During the last solar minimum, the heliosphere was dominated by steady-state Stream Interaction Regions (SIRs). Carrington Rotation (CR) 2060, which occurred during this period, contained multiple SIRs and was free of transient phenomena which made it a good interval for the study of SIRs. We have used the Lyon-Fedder-Mobarry (LFM) heliospheric 3-D magnetohydrodynamic (MHD) model, the LFM-helio, to examine the radial evolution of SIRs, particularly the speed of the stream interface, from 0.1 AU to 2.0 AU. The LFM-helio is an adaptation of the magnetospheric LFM MHD code to heliospheric plasmas and fields. The ideal MHD equations are solved on a uniform spherical grid, excluding 10 degree cones centered at the poles. The inner boundary condition is obtained using the Wang-Sheeley-Arge (WSA) coronal model driven by photospheric magnetic field measurements for CR 2060. The global nature of the LFM-helio solution facilitates the study of the steepening of SIRs as well as their speed through the ambient plasma. For the SIR considered, the location of the stream interface is determined using multiple definitions, namely: the location of maximum total pressure, the location of maximum flow vorticity, the location of null azimuthal flow velocity and the location of steepest gradient of entropy. The speed of the plasma at these locations is compared to the mean speed of the interface to determine whether the interfaces are convected with the solar wind or propagate through it. In order to elucidate the physics of the evolution of the SIR, we also ran the LFM-helio using an idealized inner boundary condition.
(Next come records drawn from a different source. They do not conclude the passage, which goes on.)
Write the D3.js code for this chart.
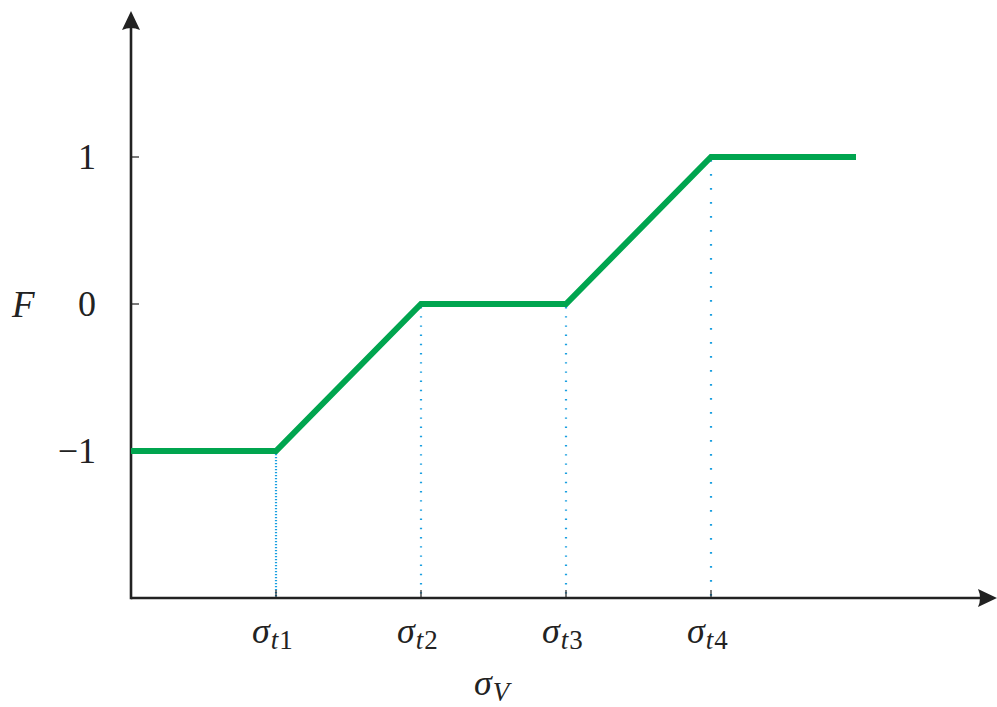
<!DOCTYPE html>
<html>
<head>
<meta charset="utf-8">
<script src="https://cdn.jsdelivr.net/npm/d3@7"></script>
<style>
  html, body { margin: 0; padding: 0; background: #fff; }
  svg { display: block; }
  text { font-family: "Liberation Serif", "DejaVu Serif", serif; fill: #222; }
</style>
</head>
<body>
<svg id="chart" width="997" height="707"></svg>
<script>
// Piecewise-linear response F over σ_V
const xValues = [0, 1, 2, 3, 4, 5];
const fValues = [-1, -1, 0, 0, 1, 1];

// Threshold positions along σ_V and their labels
const thresholds = [1, 2, 3, 4];
const thresholdSubs = ["1", "2", "3", "4"];
// dash pattern for each threshold guide
const guideDashes = ["1.2,1.8", "1.4,7.8", "1.4,7.8", "1.7,12.3"];

const yTicks = [1, 0, -1];
const yTickLabels = ["1", "0", "\u22121"];

const svg = d3.select("#chart");

const x = d3.scaleLinear().domain([0, 6]).range([131, 1001]);
const y = d3.scaleLinear().domain([-2, 2]).range([598, 10]);

const axisColor = "#222";
const green = "#00a54f";
const blue = "#1a9fe0";

// threshold guides (dotted verticals)
svg.append("g").selectAll("line")
  .data(thresholds)
  .join("line")
  .attr("x1", d => x(d)).attr("x2", d => x(d))
  .attr("y1", d => y(fValues[xValues.indexOf(d)]) + 3)
  .attr("y2", y(-2))
  .attr("stroke", blue)
  .attr("stroke-width", 2.2)
  .attr("stroke-dasharray", (d, i) => guideDashes[i]);

// axes
const axes = svg.append("g");
axes.append("line")
  .attr("x1", x(0)).attr("x2", 982)
  .attr("y1", y(-2)).attr("y2", y(-2))
  .attr("stroke", axisColor).attr("stroke-width", 2.6);
axes.append("line")
  .attr("x1", x(0)).attr("x2", x(0))
  .attr("y1", y(-2) + 1.3).attr("y2", 28)
  .attr("stroke", axisColor).attr("stroke-width", 2.6);

// arrowheads (pointing right at origin)
const arrowPath = "M0,0 L-19,-9 Q-15,0 -19,9 Z";
axes.append("path")
  .attr("d", arrowPath)
  .attr("transform", `translate(997,${y(-2)})`)
  .attr("fill", axisColor);
axes.append("path")
  .attr("d", arrowPath)
  .attr("transform", `translate(${x(0)},11) rotate(-90)`)
  .attr("fill", axisColor);

// tick marks
axes.selectAll(".yt").data(yTicks).join("line")
  .attr("class", "yt")
  .attr("x1", x(0)).attr("x2", x(0) + 8)
  .attr("y1", d => y(d)).attr("y2", d => y(d))
  .attr("stroke", axisColor).attr("stroke-width", 1.2);
axes.selectAll(".xt").data(thresholds).join("line")
  .attr("class", "xt")
  .attr("x1", d => x(d)).attr("x2", d => x(d))
  .attr("y1", y(-2)).attr("y2", y(-2) - 8)
  .attr("stroke", axisColor).attr("stroke-width", 1.2);

// the response curve
const line = d3.line().x((d, i) => x(xValues[i])).y(d => y(d));
svg.append("path")
  .datum(fValues)
  .attr("d", line)
  .attr("fill", "none")
  .attr("stroke", green)
  .attr("stroke-width", 6)
  .attr("stroke-linejoin", "miter");

// y tick labels
svg.selectAll(".ylab").data(yTicks).join("text")
  .attr("class", "ylab")
  .attr("x", 96)
  .attr("y", d => y(d) + 12)
  .attr("text-anchor", "end")
  .attr("font-size", 36)
  .text((d, i) => yTickLabels[i]);

// y axis title
svg.append("text")
  .attr("x", 12).attr("y", y(0) + 13)
  .attr("font-size", 37)
  .attr("font-style", "italic")
  .text("F");

// x tick labels σ_{t i}
const xl = svg.selectAll(".xlab").data(thresholds).join("text")
  .attr("class", "xlab")
  .attr("x", d => x(d) - 24)
  .attr("y", 643)
  .attr("font-size", 36);
xl.append("tspan").attr("font-style", "italic").text("\u03c3");
xl.append("tspan").attr("font-style", "italic").attr("font-size", 27).attr("dx", 1).attr("dy", 6).text("t");
xl.append("tspan").attr("font-size", 27).attr("dx", 1).text((d, i) => thresholdSubs[i]);

// x axis title σ_V
const xt = svg.append("text")
  .attr("x", 474).attr("y", 695)
  .attr("font-size", 36);
xt.append("tspan").attr("font-style", "italic").text("\u03c3");
xt.append("tspan").attr("font-style", "italic").attr("font-size", 27).attr("dx", 1).attr("dy", 6).text("V");
</script>
</body>
</html>
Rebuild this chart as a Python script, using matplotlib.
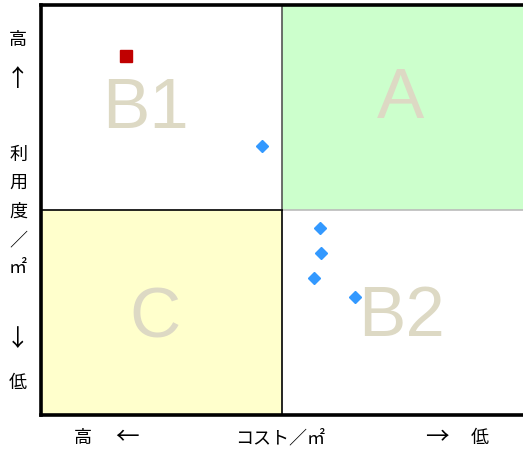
import matplotlib
matplotlib.use("Agg")
import matplotlib.pyplot as plt
from matplotlib.patches import Rectangle

plt.rcParams['font.family'] = ['Noto Sans CJK JP', 'DejaVu Sans']

# datos (0-100 en ambos ejes)
rojo_x = [17.6]
rojo_y = [87.6]
azul_x = [45.9, 57.9, 58.1, 56.6, 65.1]
azul_y = [65.6, 45.6, 39.5, 33.4, 28.8]

cuadrantes = ["B1", "A", "C", "B2"]
cuad_x = [21.6, 74.5, 23.7, 74.9]
cuad_y = [74.4, 76.8, 23.2, 23.7]

etiquetas_y = ["高", "↑", "利", "用", "度", "／", "㎡", "↓", "低"]
etiquetas_y_pos = [40, 80, 155, 183, 212, 240, 268, 340, 383]
etiquetas_x = ["高", "←", "コスト／㎡", "→", "低"]
etiquetas_x_pos = [83, 127, 280, 437, 480]

flechas = {"↑", "↓", "←", "→"}

W, H = 523, 454
fig = plt.figure(figsize=(W / 100, H / 100), dpi=100)
ax = fig.add_axes([41 / W, 1 - 415 / H, 482 / W, 410 / H])
ax.set_xlim(0, 100)
ax.set_ylim(0, 100)

# fondos de los cuadrantes
ax.add_patch(Rectangle((50, 50), 50, 50, facecolor='#ccffcc', edgecolor='none', zorder=0))
ax.add_patch(Rectangle((0, 0), 50, 50, facecolor='#ffffcc', edgecolor='none', zorder=0))
ax.plot([50, 100], [50, 50], color='#bbbbbb', lw=1.2, zorder=1)
ax.plot([0, 50], [50, 50], color='black', lw=1.2, zorder=1)
ax.plot([50, 50], [50, 100], color='#555555', lw=1.2, zorder=1)
ax.plot([50, 50], [0, 50], color='black', lw=1.2, zorder=1)

for t, x, y in zip(cuadrantes, cuad_x, cuad_y):
    ax.text(x, y, t, ha='center', va='center', fontsize=51,
            family='Liberation Sans', color='#ddd9c4', zorder=2)

ax.plot(rojo_x, rojo_y, 's', color='#c00000', markersize=8.5, zorder=3)
ax.plot(azul_x, azul_y, 'D', color='#3399ff', markersize=6, zorder=3)

ax.set_xticks([])
ax.set_yticks([])
for s in ['left', 'top', 'bottom']:
    ax.spines[s].set_linewidth(2.6)
ax.spines['right'].set_visible(False)

for t, y in zip(etiquetas_y, etiquetas_y_pos):
    fs = 17 if t in flechas else 13
    fig.text(18 / W, 1 - y / H, t, ha='center', va='center', fontsize=fs)
for t, x in zip(etiquetas_x, etiquetas_x_pos):
    fs = 17 if t in flechas else 13
    fig.text(x / W, 1 - 438 / H, t, ha='center', va='center', fontsize=fs)

fig.savefig("out.png", dpi=100)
The idealized inner boundary specified the solar wind speed so as to ensure the presence of an SIR. Specifically, a source of fast wind was located at the same latitude as, and longitudinally near, a source of slow wind. The combined effect of radially outward plasma flow and rotation of the inner boundary align the fast wind behind the slow wind, creating an SIR. The magnetic field, plasma density and temperature were specified using empirical relations consistent with those used for the WSA. The evolution of the SIR produced by the idealized and realistic inner boundaries were compared in order to elucidate the factors determining the speed of the interface.